Emergence of 90$^\circ$ Domain Walls in Multiferroic BiFeO$_3$ Thin Film

Multiferroics have been a fascinating area for condensed materials research since these materials offer the exciting potential applications that taking advantages of multiple orders. Multiferroic BiFeO$_3$ (BFO) has played a key role in rejuvenating the field after a report of large ferroelectric polarization. Inside this material, domain walls (DWs) of BFO are of great interests. In recent study, room-temperature conductivity at ferroelectric DWs has been observed. In this work, through epitaxial strain, BFO thin films are grown on NdScO$_3$, which provide tensile strain on BFO films, and thus results in orthorhombic-like phase and corresponding periodic 90$^\circ$ DWs. X-ray reciprocal mapping and piezoresponse force microscopy has confirmed the orthorhombic-like and 90$^\circ$ DW structure. The transport behaviors of these natural formed 90$^\circ$ DWs as a function of temperatures and magnetic fields have been probed to understand their fundamental properties.
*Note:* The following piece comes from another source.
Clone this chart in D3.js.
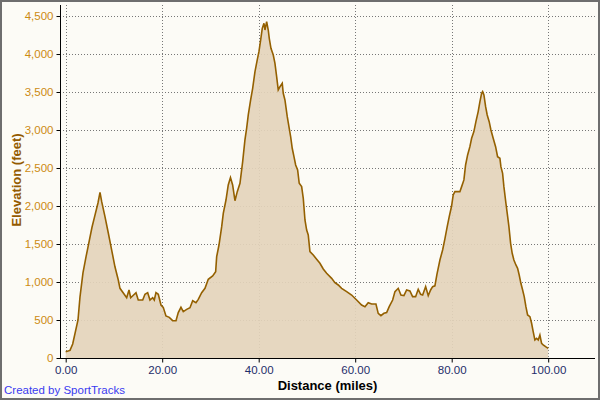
<!DOCTYPE html>
<html><head><meta charset="utf-8">
<script src="https://cdn.jsdelivr.net/npm/d3@7"></script>
<style>html,body{margin:0;padding:0;background:#fff}svg{display:block}</style>
</head><body>
<script>
const distance = [0.0,0.89,1.45,2.55,2.96,3.58,4.21,4.62,5.45,6.07,6.69,7.11,7.46,8.14,8.83,9.53,10.21,10.90,11.25,12.64,13.12,13.47,14.57,15.04,15.96,16.43,16.99,17.47,18.03,18.36,18.71,19.19,19.75,20.22,20.78,21.47,22.17,22.86,23.33,23.89,24.37,25.07,25.76,26.32,27.00,27.48,28.18,28.87,29.55,30.46,31.08,31.29,31.77,32.33,32.66,33.22,33.69,34.15,34.60,35.08,35.56,36.12,36.68,37.15,37.50,37.84,38.33,38.75,39.23,39.70,40.05,40.41,40.74,41.09,41.30,41.65,41.98,42.19,42.54,43.02,43.37,43.72,44.05,44.41,44.88,45.09,45.44,45.92,46.33,46.62,46.95,47.31,47.66,48.07,48.40,48.90,49.24,49.59,49.94,50.27,50.62,51.31,52.01,52.69,53.38,54.08,55.12,55.80,56.49,57.19,58.23,59.26,60.30,61.33,62.02,62.70,63.41,64.30,64.77,65.33,65.95,66.52,67.05,67.76,68.24,68.92,69.48,70.10,70.66,71.34,71.90,72.52,73.06,73.56,73.98,74.60,75.14,75.63,76.05,76.52,76.94,77.56,78.12,78.60,79.07,79.49,79.98,80.31,80.67,81.70,82.06,82.53,82.88,83.30,83.77,84.13,84.60,85.02,85.49,85.85,86.20,86.41,86.68,87.03,87.36,87.77,88.13,88.60,89.10,89.51,89.99,90.20,90.55,90.82,91.24,91.51,91.86,92.21,92.54,92.89,93.31,93.66,93.99,94.34,94.70,95.03,95.38,95.73,96.21,96.56,96.89,97.24,97.60,97.93,98.28,98.63,98.96,99.46,100.0];
const elevation = [83,100,184,500,800,1120,1330,1460,1720,1880,2040,2180,2057,1860,1645,1420,1200,1026,917,793,895,793,860,763,763,838,860,763,793,763,860,838,697,667,553,535,491,491,597,667,610,640,662,754,728,772,860,917,1035,1079,1136,1333,1487,1728,1904,2079,2277,2375,2277,2070,2189,2299,2583,2869,3023,3198,3395,3549,3768,3922,4031,4185,4338,4404,4316,4426,4316,4207,4075,3987,3877,3702,3527,3570,3614,3483,3395,3175,3023,2913,2760,2649,2540,2474,2299,2255,2100,1816,1684,1619,1399,1355,1299,1246,1171,1114,1048,991,961,917,873,829,763,697,675,728,711,711,588,557,588,597,675,763,873,917,829,820,895,882,807,807,904,838,829,939,820,895,939,950,1100,1290,1421,1570,1728,1860,2000,2145,2189,2189,2255,2343,2540,2672,2781,2891,2979,3110,3242,3373,3483,3505,3461,3307,3198,3110,3000,2891,2781,2649,2628,2517,2430,2255,2036,1904,1728,1509,1378,1290,1224,1180,1092,983,895,807,675,566,544,457,346,237,259,237,303,193,171,149,127];
const xTicks = [0,20,40,60,80,100];
const yTicks = [0,500,1000,1500,2000,2500,3000,3500,4000,4500];
const xTitle = "Distance (miles)";
const yTitle = "Elevation (feet)";
const credit = "Created by SportTracks";

const W = 600, H = 400;
const pL = 60, pR = 595, pT = 5, pB = 358;
const svg = d3.select("body").append("svg").attr("width", W).attr("height", H);
svg.append("rect").attr("x",1).attr("y",1).attr("width",W-2).attr("height",H-2)
  .attr("fill","#fcfbf6").attr("stroke","#6e6e6e").attr("stroke-width",2);

const x = d3.scaleLinear().domain([-1.18, 109.7]).range([pL, pR]);
const y = d3.scaleLinear().domain([0, 4645]).range([pB, pT]);
const data = distance.map((d,i)=>({d, e: elevation[i]}));

const font = "'Liberation Sans', Arial, sans-serif";

// grid
const grid = svg.append("g").attr("stroke","#777").attr("stroke-width",1).attr("stroke-dasharray","1,2");
grid.selectAll("line.h").data(yTicks.filter(v=>v>0)).join("line").attr("class","h")
  .attr("x1",pL).attr("x2",pR).attr("y1",d=>Math.round(y(d))+0.5).attr("y2",d=>Math.round(y(d))+0.5);
grid.selectAll("line.v").data(xTicks).join("line").attr("class","v")
  .attr("y1",pT).attr("y2",pB).attr("x1",d=>Math.round(x(d))+0.5).attr("x2",d=>Math.round(x(d))+0.5);

// area + line
svg.append("path").datum(data)
  .attr("d", d3.area().x(p=>x(p.d)).y0(y(0)).y1(p=>y(p.e)))
  .attr("fill","#e4d4bb").attr("fill-opacity",0.92);
svg.append("path").datum(data)
  .attr("d", d3.line().x(p=>x(p.d)).y(p=>y(p.e)))
  .attr("fill","none").attr("stroke","#946000").attr("stroke-width",1.6).attr("stroke-linejoin","miter");

// axes
const yAxis = svg.append("g").attr("transform",`translate(${pL+0.5},0)`)
  .call(d3.axisLeft(y).tickValues(yTicks).tickSize(4).tickPadding(3).tickFormat(d3.format(",")));
yAxis.select(".domain").attr("d",`M0,${pT}V${pB+0.5}`).attr("stroke","#000");
yAxis.selectAll(".tick line").attr("stroke","#000");
yAxis.selectAll(".tick text").attr("fill","#cc8a12").attr("font-family",font).attr("font-size",11.5);

const xAxis = svg.append("g").attr("transform",`translate(0,${pB+0.5})`)
  .call(d3.axisBottom(x).tickValues(xTicks).tickSize(4).tickPadding(3).tickFormat(d3.format(".2f")));
xAxis.select(".domain").attr("d",`M${pL},0H${pR}`).attr("stroke","#000");
xAxis.selectAll(".tick line").attr("stroke","#000");
xAxis.selectAll(".tick text").attr("fill","#1e2d6a").attr("font-family",font).attr("font-size",11.5);

// titles
svg.append("text").attr("x",(pL+pR)/2).attr("y",390).attr("text-anchor","middle")
  .attr("font-family",font).attr("font-weight","bold").attr("font-size",13).attr("fill","#000").text(xTitle);
svg.append("text").attr("transform","translate(21,180) rotate(-90)").attr("text-anchor","middle")
  .attr("font-family",font).attr("font-weight","bold").attr("font-size",13).attr("fill","#935a00").text(yTitle);
svg.append("text").attr("x",4).attr("y",394).attr("font-family",font).attr("font-size",11.5)
  .attr("fill","#3a3af0").text(credit);
</script>
</body></html>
In addition, exchange bias studies and X-ray magnetic dichroism spectromicroscopy have further revealed the magnetic properties in these DWs. Our results show that 90$^\circ$ DW in orthorhombic-like BFO possesses unusual electronic and magnetic behaviors, which are different from that in bulk and might be used for modern electronic devices and nanoelectronic.